Depuis que j'ai vu (et revu) la série
Les Tudors, j'avais envie de connaître le point de vue d'un historien qualifié sur la plus célèbre dynastie d'Angleterre. Je pouvais difficilement faire un meilleur choix que Bernard Cottret. le livre est très intéressant, fourmille de détails tout en faisant émerger les effets de temps long. Seul point un poil enquiquinant : le vocabulaire un peu trop riche de l'auteur. le temps que j'ai pu passer à chercher les définitions dans le dictionnaire ! Bon, c'est peut-être parce que mon propre vocabulaire est au raz des pâquerettes, hein. Mais j'avoue que devant une phrase comme « ce roi vif, gaillard et primesautier avait un penchant gargantuesque pour les excès », eh bien j'avais envie de dire, comme Perceval dans Kaamelott, « c'est pas faux » (c'est surtout primesautier qui m'a posé problème).
Gros point fort pour moi : éclairer un peu le règne du premier Tudor : Henri VII, qui est celui que je connais le moins. Si ma mémoire de poisson rouge retiendra quelque chose, c'est surtout l'effort mis sur la légitimation de la nouvelle dynastie, et l'espèce de paranoïa de l'usurpation qui titillera tous
les Tudors, mais particulièrement celui-ci. Au passage, Cottret insiste sur l'actuel procès à décharge sur la personne de
Richard III, particulièrement abîmée par la pièce de
Shakespeare (je le voyais en effet comme un des pires affreux jojos). L'auteur insiste plutôt sur le manque de preuves des crimes qui lui sont attribués (ceux de ses neveux surtout).
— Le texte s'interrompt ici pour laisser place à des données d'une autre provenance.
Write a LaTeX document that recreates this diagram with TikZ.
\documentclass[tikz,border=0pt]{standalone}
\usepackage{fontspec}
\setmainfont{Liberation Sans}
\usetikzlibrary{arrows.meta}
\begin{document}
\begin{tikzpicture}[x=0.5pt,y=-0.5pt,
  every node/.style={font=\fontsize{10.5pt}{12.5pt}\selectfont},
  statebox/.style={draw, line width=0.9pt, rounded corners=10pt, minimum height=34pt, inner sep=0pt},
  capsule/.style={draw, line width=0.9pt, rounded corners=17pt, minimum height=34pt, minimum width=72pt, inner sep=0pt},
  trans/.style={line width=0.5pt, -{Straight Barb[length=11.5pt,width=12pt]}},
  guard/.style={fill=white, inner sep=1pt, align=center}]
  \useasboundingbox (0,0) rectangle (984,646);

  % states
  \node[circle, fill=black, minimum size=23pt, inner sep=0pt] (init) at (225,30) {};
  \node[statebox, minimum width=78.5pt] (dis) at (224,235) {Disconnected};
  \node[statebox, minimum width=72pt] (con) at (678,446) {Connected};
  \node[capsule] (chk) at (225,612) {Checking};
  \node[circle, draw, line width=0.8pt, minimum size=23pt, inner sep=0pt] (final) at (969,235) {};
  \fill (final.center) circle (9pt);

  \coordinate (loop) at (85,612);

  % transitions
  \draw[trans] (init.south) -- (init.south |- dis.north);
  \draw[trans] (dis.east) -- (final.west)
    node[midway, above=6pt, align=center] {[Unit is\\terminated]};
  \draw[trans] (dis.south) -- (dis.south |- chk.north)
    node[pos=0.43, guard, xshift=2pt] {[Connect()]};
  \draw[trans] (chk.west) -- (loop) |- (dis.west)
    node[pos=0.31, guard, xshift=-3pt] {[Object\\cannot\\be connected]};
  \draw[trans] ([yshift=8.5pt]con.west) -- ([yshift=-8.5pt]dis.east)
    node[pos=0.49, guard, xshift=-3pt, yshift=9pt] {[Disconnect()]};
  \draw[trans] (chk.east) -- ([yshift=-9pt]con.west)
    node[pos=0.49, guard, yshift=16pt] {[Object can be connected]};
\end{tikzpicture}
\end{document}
J'ai lu les détails du règne de
Henri VIII à l'aune de la série, évidemment. Et cela m'a aidé à rétablir quelques faits historiques modifiés à l'écran par licence poétique (spectaculaire plutôt). le personnage lui-même perd beaucoup du charme que lui apportait Jonathan Rhys-Myers. Sa première épouse Catherine d'
Aragon, répudiée pour Anne Boleyn et traitée ignoblement, en ressort au contraire terriblement forte et digne d'éloges. Ces années de règne sont rythmées par une valse à trois joueurs qui passeront leur temps à s'allier et se faire la guerre : Henri,
François Ier et Charles Quint (je pourrais ajouter le pape comme quatrième).
Je n'ai pas réussi à appréhender aussi bien Élisabeth Ire. La longue section qui lui est consacrée la transforme presque en allégorie de la Nation Angleterre naissante, dépouillée de son humanité et de sa condition de femme, éternellement vierge et inaccessible. Pourtant, des comportements humains sont perceptibles, comme sa jalousie envers ses favoris Leicester puis Essex, sur lesquels elle soufflait à l'envie le chaud et le froid.
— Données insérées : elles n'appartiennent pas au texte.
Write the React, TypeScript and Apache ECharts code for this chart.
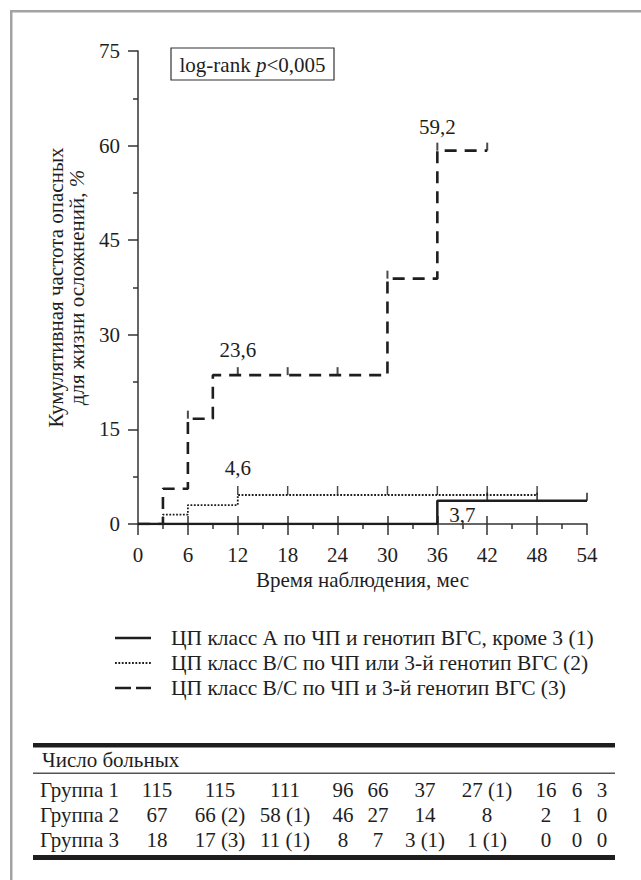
import React, { useEffect, useRef } from 'react';
import * as echarts from 'echarts';

// ---- Data ----
const group1: number[][] = [[0, 0], [36, 3.7], [54, 3.7]];
const group2: number[][] = [[0, 0], [3, 1.5], [6, 3.0], [12, 4.6], [48, 4.6]];
const group3: number[][] = [[0, 0], [3, 5.6], [6, 16.7], [9, 23.6], [30, 38.9], [36, 59.2], [42, 59.2]];
const censor1: number[][] = [[42, 3.7], [48, 3.7], [54, 3.7]];
const censor2: number[][] = [[12, 4.6], [18, 4.6], [24, 4.6], [30, 4.6], [36, 4.6], [42, 4.6], [48, 4.6]];
const censor3: number[][] = [[6, 16.7], [12, 23.6], [18, 23.6], [24, 23.6], [30, 38.9], [36, 59.2], [42, 59.2]];
const annotations: (number | string)[][] = [[36, 59.2, '59,2'], [12, 23.6, '23,6'], [12, 4.6, '4,6'], [39, 3.7, '3,7']];
const xMajorTicks = [6, 12, 18, 24, 30, 36, 42, 48];
const legendNames = [
  'ЦП класс А по ЧП и генотип ВГС, кроме 3 (1)',
  'ЦП класс В/С по ЧП или 3-й генотип ВГС (2)',
  'ЦП класс В/С по ЧП и 3-й генотип ВГС (3)',
];
const tableTitle = 'Число больных';
const rowNames = ['Группа 1', 'Группа 2', 'Группа 3'];
const atRisk1 = ['115', '115', '111', '96', '66', '37', '27 (1)', '16', '6', '3'];
const atRisk2 = ['67', '66 (2)', '58 (1)', '46', '27', '14', '8', '2', '1', '0'];
const atRisk3 = ['18', '17 (3)', '11 (1)', '8', '7', '3 (1)', '1 (1)', '0', '0', '0'];

// ---- Layout / style ----
const FONT = 'Liberation Serif';
const FS = 21;
const INK = '#1e1e1e';
const AXIS = '#333';
const labelOffsets = [[0, -24], [0, -25], [0, -27], [0, 14]];
const colX = [157, 220, 285, 343, 378, 425, 487, 546, 577, 602];
const rowY = [790, 815, 840];
const legendY = [638, 663, 688];

export default function App() {
  const ref = useRef<HTMLDivElement>(null);
  useEffect(() => {
    if (!ref.current) return;
    const chart = echarts.init(ref.current, undefined, { renderer: 'svg' });

    const censorSeries = (data: number[][], w: number, h: number) => ({
      type: 'scatter',
      data,
      symbol: 'rect',
      symbolSize: [w, h],
      symbolOffset: [0, -h / 2],
      itemStyle: { color: INK },
      silent: true,
      z: 4,
    });

    const txt = (text: string, x: number, y: number, align: string, size = FS) => ({
      type: 'text', x, y,
      style: { text, fontFamily: FONT, fontSize: size, fill: INK, align, verticalAlign: 'middle' },
    });

    const graphic: any[] = [];
    // frame
    graphic.push({ type: 'rect', shape: { x: 10, y: 10, width: 631, height: 2.5 }, style: { fill: '#a3a3a3' } });
    graphic.push({ type: 'rect', shape: { x: 10, y: 10, width: 2.5, height: 870 }, style: { fill: '#a3a3a3' } });
    // log-rank box
    graphic.push({
      type: 'rect', shape: { x: 171, y: 48, width: 163, height: 32 },
      style: { fill: '#fff', stroke: AXIS, lineWidth: 1.2 },
    });
    graphic.push({
      type: 'text', x: 252.5, y: 64.5,
      style: {
        text: '{n|log-rank }{i|p}{n|<0,005}', align: 'center', verticalAlign: 'middle',
        rich: {
          n: { fontFamily: FONT, fontSize: FS, fill: INK },
          i: { fontFamily: FONT, fontSize: FS, fontStyle: 'italic', fill: INK },
        },
      },
    });
    // legend
    const dashes = [null, [1.8, 1.6], [16, 5]];
    const widths = [2.5, 1.8, 2.6];
    legendNames.forEach((name, i) => {
      graphic.push({
        type: 'line', shape: { x1: 115, y1: legendY[i], x2: 151, y2: legendY[i] },
        style: { stroke: INK, lineWidth: widths[i], lineDash: dashes[i] || undefined },
      });
      graphic.push(txt(name, 171, legendY[i], 'left', 21.5));
    });
    // table
    graphic.push({ type: 'rect', shape: { x: 33, y: 743, width: 582, height: 4.5 }, style: { fill: INK } });
    graphic.push(txt(tableTitle, 42, 760, 'left'));
    graphic.push({ type: 'rect', shape: { x: 33, y: 772.5, width: 582, height: 1.5 }, style: { fill: '#555' } });
    [atRisk1, atRisk2, atRisk3].forEach((row, r) => {
      graphic.push(txt(rowNames[r], 40, rowY[r], 'left'));
      row.forEach((v, c) => graphic.push(txt(v, colX[c], rowY[r], 'center')));
    });
    graphic.push({ type: 'rect', shape: { x: 33, y: 855, width: 582, height: 5 }, style: { fill: INK } });

    const axisText = { fontFamily: FONT, fontSize: FS, color: INK };

    chart.setOption({
      animation: false,
      backgroundColor: '#fff',
      textStyle: { fontFamily: FONT },
      grid: { left: 138, right: 54, top: 51, bottom: 356, containLabel: false },
      xAxis: [
        {
          type: 'value', min: 0, max: 54, interval: 6,
          axisLine: { show: true, lineStyle: { color: AXIS, width: 1.5 } },
          axisTick: { show: true, length: 11, lineStyle: { color: AXIS, width: 1.5 } },
          minorTick: { show: true, splitNumber: 2, length: 5, lineStyle: { color: AXIS, width: 1.5 } },
          axisLabel: { margin: 20, ...axisText },
          splitLine: { show: false },
          minorSplitLine: { show: false },
          name: 'Время наблюдения, мес', nameLocation: 'middle', nameGap: 45,
          nameTextStyle: { fontFamily: FONT, fontSize: FS, color: INK },
        },
        {
          type: 'value', min: 0, max: 54, position: 'bottom',
          axisLine: { show: false },
          axisTick: { show: true, inside: true, length: 8, customValues: xMajorTicks, lineStyle: { color: AXIS, width: 1.5 } },
          axisLabel: { show: false },
          splitLine: { show: false },
        },
      ],
      yAxis: {
        type: 'value', min: 0, max: 75, interval: 15,
        axisLine: { show: true, lineStyle: { color: AXIS, width: 1.5 } },
        axisTick: { show: true, length: 10, lineStyle: { color: AXIS, width: 1.5 } },
        minorTick: { show: true, splitNumber: 2, length: 5, lineStyle: { color: AXIS, width: 1.5 } },
        axisLabel: { margin: 18, ...axisText },
        splitLine: { show: false },
        minorSplitLine: { show: false },
        name: 'Кумулятивная частота опасных\nдля жизни осложнений, {i|%}',
        nameLocation: 'middle', nameGap: 51, nameRotate: 90,
        nameTextStyle: {
          fontFamily: FONT, fontSize: FS, color: INK, lineHeight: 21,
          rich: { i: { fontFamily: FONT, fontSize: FS, fontStyle: 'italic', color: INK, lineHeight: 21 } },
        },
      },
      series: [
        {
          name: legendNames[0], type: 'line', step: 'end', data: group1, showSymbol: false, symbol: 'none',
          lineStyle: { color: INK, width: 2.5, type: 'solid' }, z: 3,
        },
        {
          name: legendNames[1], type: 'line', step: 'end', data: group2, showSymbol: false, symbol: 'none',
          lineStyle: { color: INK, width: 1.8, type: [1.8, 1.6] }, z: 3,
        },
        {
          name: legendNames[2], type: 'line', step: 'end', data: group3, showSymbol: false, symbol: 'none',
          lineStyle: { color: INK, width: 2.6, type: [12, 8] }, z: 3,
        },
        censorSeries(censor1, 1.8, 8),
        censorSeries(censor2, 1.5, 9),
        censorSeries(censor3, 2, 8),
      ],
      graphic,
    });

    // value annotations placed through the chart's own scales
    const annGraphics = annotations.map((a, i) => {
      const p = chart.convertToPixel({ gridIndex: 0 }, [a[0] as number, a[1] as number]) as number[];
      return txt(String(a[2]), p[0] + labelOffsets[i][0], p[1] + labelOffsets[i][1], 'center');
    });
    chart.setOption({ graphic: [...graphic, ...annGraphics] });

    return () => chart.dispose();
  }, []);
  return <div ref={ref} style={{ position: 'absolute', left: 0, top: 0, width: 641, height: 880 }} />;
}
Mais comme énoncé au début, ce sont les effets de temps long qui m'ont le plus intéressé. Avant tout bien sûr l'évolution religieuse. La grande affaire du siècle pour toute l'Europe prendra une forme très particulière en Angleterre, tout d'abord à cause du simple refus du pape d'annuler le mariage de
Henri VIII et de Catherine d'
Aragon. La création de l'Église anglicane est très turbulente, de la nationalisation de l'Église – toujours essentiellement catholique – par
Henri VIII, le premier virage à 90° vers le protestantisme d'Édouard VI, puis celui à 180° vers le catholicisme de Marie Tudor, pour finir vers cet anglicanisme original qui grillait aussi bien catholiques que puritains. Les bûchers ont chauffé en permanence, mais le carburant changeait en fonction du règne.
Deuxième phénomène de temps long : l'abandon des guerres continentales et des sièges de telle ou telle ville française et la nouvelle direction donnée vers l'Atlantique. Bernard Cottret montre l'émergence de conflits qui concerneront les Nations plus que les rois, sur des territoires beaucoup plus vastes qu'avant.
Les bases des relations internationales de l'âge classique sont maintenant posées. La petite Angleterre du début du siècle, qui espérait encore récupérer quelques bouts de terre en France, est devenue une Puissance qui va compter, et bientôt dominer. Et
les Tudors forment les racines de cette évolution.